On July 16th, staff proposed the adoption of ordinance no. 843 amending chapter 2 title 7 of the Coalinga municipal code relate to sidewalks, crosswalks, curbs, gutters, and driveways. Council stated their concern about passing an ordinance with vague enforcement policies. Staff now proposes an ordinance simply to clarify what is already stated in California Streets and Highways Code 5610 – 5618 and propose a shared cost program.
To be clear, this ordinance does not change any part of enforcement or policy. Ordinance No. 843 simply moves California Streets and Highways Code 5610 from State Code to Coalinga Ordinance, and reorganizes what is already there regarding permitting. This is intended to be an ease of access measure. In general, people would not consider to lookup local information at a State level.
After discussions with Public Works staff, considerations were made as to the conveyed concerns of City Council. Staff began to look to other cities policies. What was found was a “Shared Cost” program tends to be a prevailing ideal. This program, in short, would subsidize a part of the cost for the homeowner to replace sidewalk abutting their property. This shared costs, while still needs to be fully investigated, could be as much as fifty percent. However, some cities limit the cost to a set price per square foot. This sort of program has two benefits. Firstly, reduces costs for homeowners to replace sidewalk. Secondly, ensures that the City has a stake in any enforcement as we would also be paying in part any costs associated with required repair.
Do not pass Ordinance No. 843 and do not direct staff to fully investigate a “Shared Cost” program.
Do not pass Ordinance No. 843 and direct staff to fully investigate a “Shared Cost” program.
V. FISCAL IMPACT:
Passing Ordinance No. 843 has no fiscal impact itself.
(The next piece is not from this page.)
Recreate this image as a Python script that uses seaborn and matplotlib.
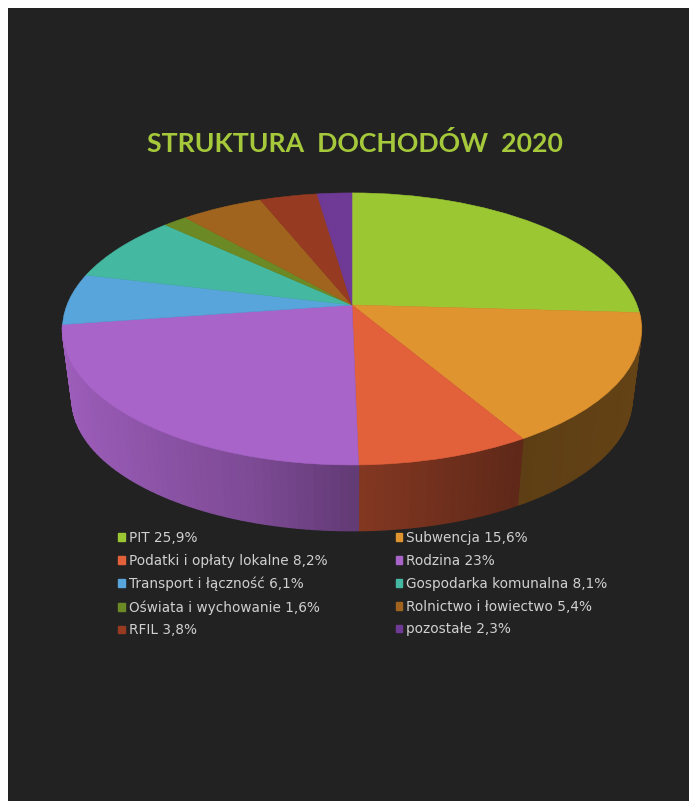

A shared cost program would have fiscal impacts. However, it should be noted that these impacts would not be associated until a fully investigated program was presented to Council at a later date.
With limited research, staff believes that a fund of $ 30,000 per year could be allocated to fund such a program. This would be taken already existing State and grant funds and would generate a renewable source of income for the program each year.